After extracting the images, they are converted into text using either OpenAI's API or the LLaVA model. Below is a code snippet that showcases how the OpenAI API can be utilized for this purpose:

import base64
import requests

def encode_image_to_base64(image_data):
    return base64.b64encode(image_data).decode('utf-8')

def convert_image_to_text(image_data, api_key):
    base64_image = encode_image_to_base64(image_data)
    headers = {
        "Content-Type": "application/json",
        "Authorization": f"Bearer {api_key}"
    }
    payload = {
        "model": "gpt-4-vision-preview",
        "messages": [{
            "role": "user",
            "content": [{
                "type": "text",
                "text": "What’s in this image?"
            }, {
                "type": "image_url",
                "image_url": {
                    "url": f"data:image/jpeg;base64,{base64_image}"
                }
            }]
        }],
        "max_tokens": 300
    }
    response = requests.post("https://api.openai.com/v1/chat/completions", headers=headers, json=payload)
    return response.json()["choices"][0]["message"]["content"]

These generated texts (chunks) will be processed exactly like the way we handle the detected texts in pdf (classical RAGs).

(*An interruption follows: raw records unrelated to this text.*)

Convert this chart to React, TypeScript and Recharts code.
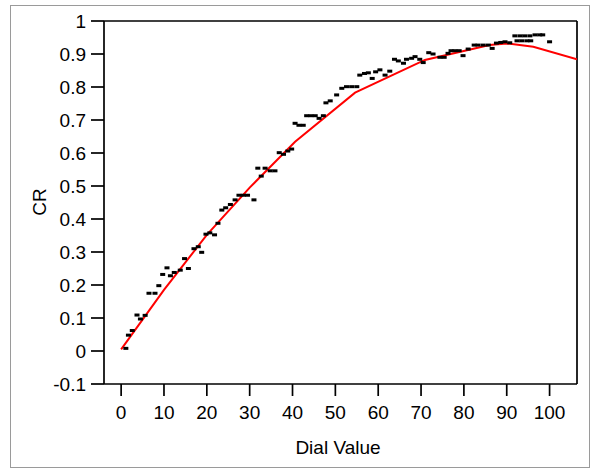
import React from 'react';
import { ComposedChart, Scatter, XAxis, YAxis, ReferenceLine } from 'recharts';

const dialValues = [
  1.1, 1.7, 2.6, 3.7, 4.5, 5.6, 6.5, 7.9, 8.8, 9.7, 10.7, 11.5, 12.4, 13.8, 14.8, 15.7, 17.0, 18.0, 18.8, 19.8,
  20.7, 21.8, 22.6, 23.5, 24.4, 25.5, 26.6, 27.5, 28.5, 29.5, 31.0, 31.9, 32.7, 33.6, 34.8, 35.9, 36.9, 37.9, 38.9, 39.8,
  40.6, 41.5, 42.5, 43.3, 44.3, 45.3, 46.2, 47.2, 47.8, 48.8, 50.3, 51.5, 52.6, 53.8, 55.0, 55.7, 56.8, 57.7, 58.6, 59.4,
  60.4, 61.6, 62.7, 63.8, 64.7, 65.9, 66.6, 67.8, 68.6, 69.7, 70.5, 71.8, 72.8, 74.4, 75.4, 76.3, 77.0, 77.9, 78.9, 79.8,
  81.0, 82.4, 83.3, 84.5, 85.7, 86.6, 87.6, 88.6, 89.6, 90.7, 91.9, 93.1, 94.2, 95.4, 96.6, 97.7, 98.4, 92.4, 93.5, 94.7,
  95.6, 100.0,
];
const crValues = [
  0.008, 0.048, 0.062, 0.109, 0.097, 0.108, 0.175, 0.175, 0.198, 0.232, 0.252, 0.228, 0.238, 0.245, 0.28, 0.25, 0.31, 0.316, 0.299, 0.354,
  0.358, 0.352, 0.387, 0.427, 0.434, 0.444, 0.458, 0.472, 0.472, 0.472, 0.458, 0.554, 0.53, 0.554, 0.546, 0.546, 0.601, 0.596, 0.606, 0.612,
  0.69, 0.684, 0.684, 0.713, 0.713, 0.713, 0.705, 0.713, 0.752, 0.758, 0.776, 0.796, 0.801, 0.801, 0.801, 0.836, 0.841, 0.843, 0.826, 0.846,
  0.852, 0.836, 0.848, 0.884, 0.879, 0.872, 0.884, 0.887, 0.892, 0.884, 0.874, 0.904, 0.9, 0.89, 0.89, 0.902, 0.91, 0.91, 0.91, 0.895,
  0.915, 0.927, 0.927, 0.927, 0.927, 0.917, 0.933, 0.935, 0.937, 0.934, 0.955, 0.955, 0.955, 0.955, 0.958, 0.958, 0.958, 0.94, 0.94, 0.94,
  0.94, 0.937,
];

const fitDial = [0, 10, 20, 30, 40.6, 54.6, 70.9, 86, 90, 96.2, 106.4];
const fitCR = [0.005, 0.185, 0.352, 0.495, 0.634, 0.783, 0.882, 0.927, 0.932, 0.922, 0.884];

const xTicks = [0, 10, 20, 30, 40, 50, 60, 70, 80, 90, 100];
const yTicks = [-0.1, 0, 0.1, 0.2, 0.3, 0.4, 0.5, 0.6, 0.7, 0.8, 0.9, 1];

const points = dialValues.map((x, i) => ({ x, y: crValues[i] }));
const fit = fitDial.map((x, i) => ({ x, y: fitCR[i] }));

const FONT = '"Liberation Sans", Arial, sans-serif';

const Dash = (props: any) => {
  const { cx, cy } = props;
  if (cx == null || cy == null) return <g />;
  return <rect x={cx - 2.5} y={cy - 1.5} width={5} height={3} fill="#000" />;
};

const NoShape = () => <g />;

export default function App() {
  const tickStyle = { fontSize: 19, fill: '#000', fontFamily: FONT };
  return (
    <div style={{ position: 'absolute', left: 0, top: 0, width: 593, height: 471, background: '#fff' }}>
      <div style={{ position: 'absolute', left: 0, top: 0 }}>
        <ComposedChart
          width={593}
          height={471}
          margin={{ top: 21, right: 16, bottom: 47, left: 44 }}
        >
          <XAxis
            type="number"
            dataKey="x"
            domain={[-4, 106.4]}
            ticks={xTicks}
            interval={0}
            allowDataOverflow
            height={40}
            tickSize={12}
            tickMargin={10}
            tick={tickStyle}
            axisLine={{ stroke: '#000', strokeWidth: 1.7 }}
            tickLine={{ stroke: '#000', strokeWidth: 1.7 }}
          />
          <YAxis
            type="number"
            dataKey="y"
            domain={[-0.1, 1]}
            ticks={yTicks}
            interval={0}
            allowDataOverflow
            width={60}
            tickSize={13}
            tickMargin={5}
            tick={tickStyle}
            axisLine={{ stroke: '#000', strokeWidth: 1.7 }}
            tickLine={{ stroke: '#000', strokeWidth: 1.7 }}
          />
          <ReferenceLine y={1} stroke="#000" strokeWidth={1.7} />
          <ReferenceLine x={106.4} stroke="#000" strokeWidth={1.7} />
          <Scatter
            data={fit}
            line={{ stroke: '#ff0000', strokeWidth: 2 }}
            lineType="joint"
            shape={NoShape}
            isAnimationActive={false}
          />
          <Scatter data={points} shape={Dash} isAnimationActive={false} />
        </ComposedChart>
      </div>
      <svg
        width={593}
        height={471}
        style={{ position: 'absolute', left: 0, top: 0, pointerEvents: 'none' }}
      >
        <rect x={10.5} y={5.5} width={579} height={462} fill="none" stroke="#9a9a9a" strokeWidth={1} />
        <text
          x={338}
          y={454}
          textAnchor="middle"
          fontSize={19}
          fontFamily={FONT}
          fill="#000"
        >
          Dial Value
        </text>
        <text
          x={46}
          y={202}
          textAnchor="middle"
          fontSize={19}
          fontFamily={FONT}
          fill="#000"
          transform="rotate(-90 46 202)"
        >
          CR
        </text>
      </svg>
    </div>
  );
}
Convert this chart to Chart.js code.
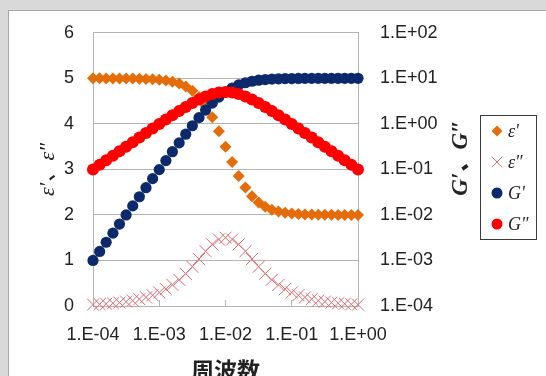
<!DOCTYPE html>
<html><head><meta charset="utf-8">
<script src="https://cdn.jsdelivr.net/npm/chart.js@4.4.1/dist/chart.umd.min.js"></script>
<style>html,body{margin:0;padding:0;background:#d9d9d9;}#wrap{width:546px;height:376px;position:relative;}</style>
</head><body><div id="wrap"><canvas id="c" width="546" height="376"></canvas></div>
<script>
const freq = [0.0001,0.000126,0.000158,0.000200,0.000251,0.000316,0.000398,0.000501,0.000631,0.000794,
  0.001,0.00126,0.00158,0.00200,0.00251,0.00316,0.00398,0.00501,0.00631,0.00794,
  0.01,0.0126,0.0158,0.0200,0.0251,0.0316,0.0398,0.0501,0.0631,0.0794,
  0.1,0.126,0.158,0.200,0.251,0.316,0.398,0.501,0.631,0.794,1];
const epsReal = [5.000,5.000,4.999,4.999,4.998,4.997,4.995,4.992,4.988,4.981,
  4.970,4.953,4.927,4.885,4.822,4.727,4.590,4.398,4.146,3.839,
  3.500,3.161,2.854,2.602,2.410,2.273,2.178,2.115,2.074,2.047,
  2.030,2.019,2.012,2.008,2.005,2.003,2.002,2.001,2.001,2.000,2.000];
const epsImag = [0.030,0.038,0.048,0.060,0.075,0.095,0.119,0.150,0.189,0.237,
  0.297,0.372,0.464,0.576,0.709,0.862,1.031,1.202,1.354,1.461,
  1.500,1.461,1.354,1.202,1.031,0.862,0.709,0.576,0.464,0.372,
  0.297,0.237,0.189,0.150,0.119,0.095,0.075,0.060,0.048,0.038,0.030];
const gReal = [0.00100,0.00158,0.00251,0.00398,0.00631,0.00999,0.0158,0.0251,0.0397,0.0627,
  0.0990,0.156,0.245,0.383,0.594,0.909,1.37,2.01,2.85,3.87,
  5.00,6.13,7.15,7.99,8.63,9.09,9.41,9.62,9.76,9.84,
  9.90,9.94,9.96,9.97,9.98,9.99,9.99,10.0,10.0,10.0,10.0];
const gImag = [0.100,0.126,0.158,0.200,0.251,0.316,0.397,0.500,0.628,0.789,
  0.990,1.24,1.55,1.92,2.36,2.87,3.44,4.01,4.51,4.87,
  5.00,4.87,4.51,4.01,3.44,2.87,2.36,1.92,1.55,1.24,
  0.990,0.789,0.628,0.500,0.397,0.316,0.251,0.200,0.158,0.126,0.100];
const xTicks = [0.0001,0.001,0.01,0.1,1];
const yTicks = [0,1,2,3,4,5,6];
const y2Ticks = [0.0001,0.001,0.01,0.1,1,10,100];
const seriesNames = ["ε′","ε″","G′","G″"];
const xTitle = "周波数";
const yTitle = "ε′、ε″";
const y2Title = "G′、G″";

function pts(ys){ return freq.map((f,i)=>({x:f,y:ys[i]})); }
function fmtE(v){ const e=Math.round(Math.log10(v)); return '1.E'+(e<0?'-':'+')+String(Math.abs(e)).padStart(2,'0'); }

const TXT = '#222222';
const GRID = '#b4b4b4';
const labelFont = {family:"'Liberation Sans', Arial, sans-serif", size:18, lineHeight:1.2};

const bgPlugin = {
  id:'bg',
  beforeDraw(chart){
    const ctx=chart.ctx;
    ctx.save();
    ctx.fillStyle='#d9d9d9'; ctx.fillRect(0,0,chart.width,chart.height);
    ctx.fillStyle='#ffffff'; ctx.fillRect(8.5,10.5,chart.width,chart.height);
    ctx.strokeStyle='#a6a6a6'; ctx.lineWidth=1;
    ctx.strokeRect(8.5,10.5,chart.width+10,chart.height+10);
    ctx.restore();
  }
};

function drawMarker(ctx, ds, x, y, r){
  const opts = {pointStyle: ds.pointStyle, radius: r, rotation:0, borderWidth: ds.pointBorderWidth};
  ctx.save();
  ctx.fillStyle = ds.pointBackgroundColor; ctx.strokeStyle = ds.pointBorderColor; ctx.lineWidth = ds.pointBorderWidth;
  if (Chart.helpers && Chart.helpers.drawPoint) { Chart.helpers.drawPoint(ctx, opts, x, y); }
  else { ctx.beginPath(); ctx.arc(x,y,r,0,Math.PI*2); ctx.fill(); }
  ctx.restore();
}

const extraPlugin = {
  id:'extra',
  afterDraw(chart){
    const ctx=chart.ctx;
    ctx.save();
    ctx.translate(461,158); ctx.rotate(-Math.PI/2);
    ctx.fillStyle=TXT; ctx.font="italic bold 23px 'Liberation Serif', 'Noto Sans CJK JP', serif";
    ctx.textAlign='center'; ctx.textBaseline='middle';
    ctx.fillText(y2Title,0,0);
    ctx.restore();
    ctx.save();
    ctx.strokeStyle='#3a3a3a'; ctx.lineWidth=1;
    ctx.strokeRect(480.5,115.5,56,124);
    const ys=[131,162,193,224];
    const rs=[5.5,7.5,5.5,5.5];
    chart.data.datasets.forEach((ds,i)=>{
      drawMarker(ctx, ds, 497, ys[i], rs[i]);
      ctx.fillStyle=TXT; ctx.font="italic 18px 'Liberation Serif', 'DejaVu Serif', serif";
      ctx.textAlign='left'; ctx.textBaseline='middle';
      ctx.fillText(ds.label, 508, ys[i]+1);
    });
    ctx.restore();
  }
};

new Chart(document.getElementById('c'), {
  type:'scatter',
  data:{ datasets:[
    {label:seriesNames[0], data:pts(epsReal), yAxisID:'y', pointStyle:'rectRot', pointRadius:6, pointBorderWidth:0,
     pointBackgroundColor:'#E46C0A', pointBorderColor:'#E46C0A', showLine:false, clip:false, order:4},
    {label:seriesNames[1], data:pts(epsImag), yAxisID:'y', pointStyle:'crossRot', pointRadius:8.5, pointBorderWidth:1,
     pointBackgroundColor:'#dd6a72', pointBorderColor:'#dd6a72', showLine:false, clip:false, order:3},
    {label:seriesNames[2], data:pts(gReal), yAxisID:'y2', pointStyle:'circle', pointRadius:5.6, pointBorderWidth:0,
     pointBackgroundColor:'#0c2a6b', pointBorderColor:'#0c2a6b', showLine:false, clip:false, order:2},
    {label:seriesNames[3], data:pts(gImag), yAxisID:'y2', pointStyle:'circle', pointRadius:6, pointBorderWidth:0,
     pointBackgroundColor:'#ff0000', pointBorderColor:'#ff0000', showLine:false, clip:false, order:1}
  ]},
  options:{
    responsive:false, animation:false, devicePixelRatio:1,
    layout:{padding:{left:0,right:0,top:32,bottom:0}},
    plugins:{legend:{display:false}, tooltip:{enabled:false}},
    scales:{
      x:{type:'logarithmic', position:'bottom', min:0.0001, max:1,
        afterBuildTicks(s){ s.ticks = xTicks.map(v=>({value:v})); },
        afterFit(s){ s.height = 70; },
        ticks:{callback:(v)=>fmtE(v), color:TXT, font:labelFont, padding:24, maxRotation:0, autoSkip:false},
        grid:{drawOnChartArea:false, drawTicks:true, tickLength:-6, color:GRID},
        border:{color:GRID},
        title:{display:true, text:xTitle, color:TXT, font:{family:"'Noto Sans CJK JP', sans-serif", size:23, weight:'bold', lineHeight:0.5}, padding:{top:0,bottom:0}}
      },
      y:{type:'linear', position:'left', min:0, max:6,
        afterBuildTicks(s){ s.ticks = yTicks.map(v=>({value:v})); },
        afterFit(s){ s.width = 93; },
        ticks:{color:TXT, font:labelFont, padding:19},
        grid:{drawTicks:false, color:GRID},
        border:{color:GRID},
        title:{display:true, text:yTitle, color:TXT, font:{family:"'Liberation Serif', 'Noto Sans CJK JP', serif", size:22, style:'italic', lineHeight:1.2}, padding:{top:35,bottom:0}}
      },
      y2:{type:'logarithmic', position:'right', min:0.0001, max:100,
        afterBuildTicks(s){ s.ticks = y2Ticks.map(v=>({value:v})); },
        afterFit(s){ s.width = 188; },
        ticks:{callback:(v)=>fmtE(v), color:TXT, font:labelFont, padding:22, autoSkip:false},
        grid:{drawOnChartArea:false, drawTicks:false, color:GRID},
        border:{color:GRID}
      }
    }
  },
  plugins:[bgPlugin, extraPlugin]
});
</script></body></html>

Start the Streamlit application

If you are using "Dockerized" solution, don’t forget to add -p 8501:8501 as streamlit opens on 8501 by default.

streamlit run app.py

After sending your query, the app will search through the embeddings created from texts and images in the PDF documents.
You will then receive a response along with the top 3 sources from which the information was extracted

Demo Snippet and Video

As demonstrated in the video below, we addressed a question where the required information was contained within a graphic rather than text. The RAG system successfully provided the correct answer, complete with relevant sources!

‍

Check out our Github page for more code snippets and a complete app implementation. Share comments and thoughts with us at hello@cohorte.co.

Conclusion

Multimodal RAG is a powerful tool for enhancing document processing workflows. Its advanced capabilities include extracting and converting images from PDF documents to text. By using this guide, users can leverage OCR, NLP, and machine learning to extract and analyze data more efficiently and effectively.